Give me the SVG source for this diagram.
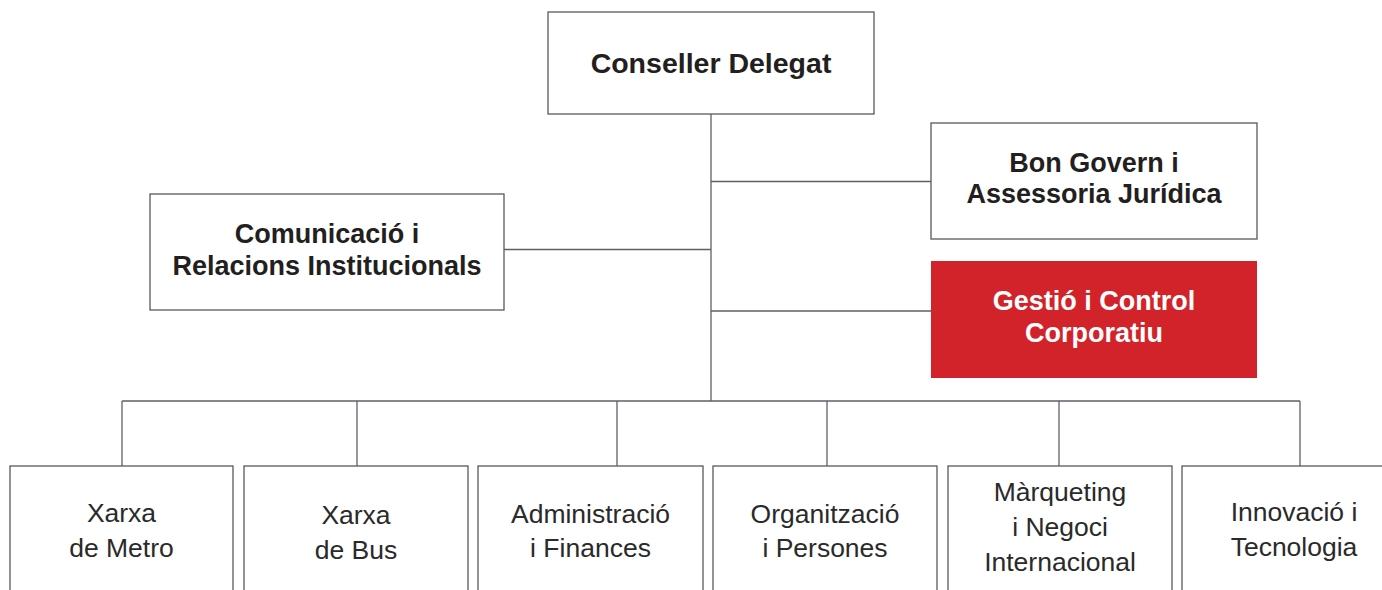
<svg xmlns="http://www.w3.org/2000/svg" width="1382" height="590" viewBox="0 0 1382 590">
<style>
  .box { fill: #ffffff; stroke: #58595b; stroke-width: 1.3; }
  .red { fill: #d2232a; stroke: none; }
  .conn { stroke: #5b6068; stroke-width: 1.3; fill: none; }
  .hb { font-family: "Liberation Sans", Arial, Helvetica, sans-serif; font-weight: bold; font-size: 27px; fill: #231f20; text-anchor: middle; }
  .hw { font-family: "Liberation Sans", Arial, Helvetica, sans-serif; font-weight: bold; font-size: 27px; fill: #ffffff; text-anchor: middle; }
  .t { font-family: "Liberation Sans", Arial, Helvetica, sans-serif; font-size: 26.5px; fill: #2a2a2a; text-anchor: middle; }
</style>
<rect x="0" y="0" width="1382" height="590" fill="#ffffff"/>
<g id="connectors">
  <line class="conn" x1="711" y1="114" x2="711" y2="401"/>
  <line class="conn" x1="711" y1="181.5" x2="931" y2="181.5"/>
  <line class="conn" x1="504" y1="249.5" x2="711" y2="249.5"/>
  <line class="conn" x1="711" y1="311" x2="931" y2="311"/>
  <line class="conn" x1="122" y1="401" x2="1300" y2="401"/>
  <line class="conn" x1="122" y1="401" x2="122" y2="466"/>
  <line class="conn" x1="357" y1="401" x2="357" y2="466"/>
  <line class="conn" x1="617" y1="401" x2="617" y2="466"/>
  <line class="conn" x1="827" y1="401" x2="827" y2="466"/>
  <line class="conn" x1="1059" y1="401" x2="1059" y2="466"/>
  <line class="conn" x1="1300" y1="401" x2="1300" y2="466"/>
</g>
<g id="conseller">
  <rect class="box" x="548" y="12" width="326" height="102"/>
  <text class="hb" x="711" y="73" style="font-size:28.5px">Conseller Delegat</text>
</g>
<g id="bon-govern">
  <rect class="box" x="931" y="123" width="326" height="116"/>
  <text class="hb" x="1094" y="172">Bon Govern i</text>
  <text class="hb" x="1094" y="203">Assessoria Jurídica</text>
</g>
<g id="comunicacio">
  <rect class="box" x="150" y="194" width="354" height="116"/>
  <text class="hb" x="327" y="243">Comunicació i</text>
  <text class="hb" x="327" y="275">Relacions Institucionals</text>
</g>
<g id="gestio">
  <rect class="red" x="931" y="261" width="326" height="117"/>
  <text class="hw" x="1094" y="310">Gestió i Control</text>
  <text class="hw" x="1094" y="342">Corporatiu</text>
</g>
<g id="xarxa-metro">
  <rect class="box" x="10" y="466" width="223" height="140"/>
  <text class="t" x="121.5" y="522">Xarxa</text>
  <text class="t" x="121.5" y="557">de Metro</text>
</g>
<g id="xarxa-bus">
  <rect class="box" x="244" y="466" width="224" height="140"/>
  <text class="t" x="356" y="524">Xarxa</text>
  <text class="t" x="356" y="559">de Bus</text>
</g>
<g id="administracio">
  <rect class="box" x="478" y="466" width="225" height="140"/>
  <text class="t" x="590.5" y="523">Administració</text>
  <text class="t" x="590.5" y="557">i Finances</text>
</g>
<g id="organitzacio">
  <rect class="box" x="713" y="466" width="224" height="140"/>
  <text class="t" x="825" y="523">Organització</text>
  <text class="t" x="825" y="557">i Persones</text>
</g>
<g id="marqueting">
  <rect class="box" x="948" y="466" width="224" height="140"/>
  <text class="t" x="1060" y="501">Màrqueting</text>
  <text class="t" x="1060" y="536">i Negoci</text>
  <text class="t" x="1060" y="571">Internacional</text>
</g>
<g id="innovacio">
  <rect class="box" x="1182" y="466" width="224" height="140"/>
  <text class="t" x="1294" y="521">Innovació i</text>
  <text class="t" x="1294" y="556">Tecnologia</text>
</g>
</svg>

^^^^^^^^^^^^^^^^

▶ **Task objective**:
Set every line down exactly as written, leaving each picture out.

▶ **Output of the task**:
Give me the SVG source for this diagram.
<svg xmlns="http://www.w3.org/2000/svg" width="1382" height="590" viewBox="0 0 1382 590">
<style>
  .box { fill: #ffffff; stroke: #58595b; stroke-width: 1.3; }
  .red { fill: #d2232a; stroke: none; }
  .conn { stroke: #5b6068; stroke-width: 1.3; fill: none; }
  .hb { font-family: "Liberation Sans", Arial, Helvetica, sans-serif; font-weight: bold; font-size: 27px; fill: #231f20; text-anchor: middle; }
  .hw { font-family: "Liberation Sans", Arial, Helvetica, sans-serif; font-weight: bold; font-size: 27px; fill: #ffffff; text-anchor: middle; }
  .t { font-family: "Liberation Sans", Arial, Helvetica, sans-serif; font-size: 26.5px; fill: #2a2a2a; text-anchor: middle; }
</style>
<rect x="0" y="0" width="1382" height="590" fill="#ffffff"/>
<g id="connectors">
  <line class="conn" x1="711" y1="114" x2="711" y2="401"/>
  <line class="conn" x1="711" y1="181.5" x2="931" y2="181.5"/>
  <line class="conn" x1="504" y1="249.5" x2="711" y2="249.5"/>
  <line class="conn" x1="711" y1="311" x2="931" y2="311"/>
  <line class="conn" x1="122" y1="401" x2="1300" y2="401"/>
  <line class="conn" x1="122" y1="401" x2="122" y2="466"/>
  <line class="conn" x1="357" y1="401" x2="357" y2="466"/>
  <line class="conn" x1="617" y1="401" x2="617" y2="466"/>
  <line class="conn" x1="827" y1="401" x2="827" y2="466"/>
  <line class="conn" x1="1059" y1="401" x2="1059" y2="466"/>
  <line class="conn" x1="1300" y1="401" x2="1300" y2="466"/>
</g>
<g id="conseller">
  <rect class="box" x="548" y="12" width="326" height="102"/>
  <text class="hb" x="711" y="73" style="font-size:28.5px">Conseller Delegat</text>
</g>
<g id="bon-govern">
  <rect class="box" x="931" y="123" width="326" height="116"/>
  <text class="hb" x="1094" y="172">Bon Govern i</text>
  <text class="hb" x="1094" y="203">Assessoria Jurídica</text>
</g>
<g id="comunicacio">
  <rect class="box" x="150" y="194" width="354" height="116"/>
  <text class="hb" x="327" y="243">Comunicació i</text>
  <text class="hb" x="327" y="275">Relacions Institucionals</text>
</g>
<g id="gestio">
  <rect class="red" x="931" y="261" width="326" height="117"/>
  <text class="hw" x="1094" y="310">Gestió i Control</text>
  <text class="hw" x="1094" y="342">Corporatiu</text>
</g>
<g id="xarxa-metro">
  <rect class="box" x="10" y="466" width="223" height="140"/>
  <text class="t" x="121.5" y="522">Xarxa</text>
  <text class="t" x="121.5" y="557">de Metro</text>
</g>
<g id="xarxa-bus">
  <rect class="box" x="244" y="466" width="224" height="140"/>
  <text class="t" x="356" y="524">Xarxa</text>
  <text class="t" x="356" y="559">de Bus</text>
</g>
<g id="administracio">
  <rect class="box" x="478" y="466" width="225" height="140"/>
  <text class="t" x="590.5" y="523">Administració</text>
  <text class="t" x="590.5" y="557">i Finances</text>
</g>
<g id="organitzacio">
  <rect class="box" x="713" y="466" width="224" height="140"/>
  <text class="t" x="825" y="523">Organització</text>
  <text class="t" x="825" y="557">i Persones</text>
</g>
<g id="marqueting">
  <rect class="box" x="948" y="466" width="224" height="140"/>
  <text class="t" x="1060" y="501">Màrqueting</text>
  <text class="t" x="1060" y="536">i Negoci</text>
  <text class="t" x="1060" y="571">Internacional</text>
</g>
<g id="innovacio">
  <rect class="box" x="1182" y="466" width="224" height="140"/>
  <text class="t" x="1294" y="521">Innovació i</text>
  <text class="t" x="1294" y="556">Tecnologia</text>
</g>
</svg>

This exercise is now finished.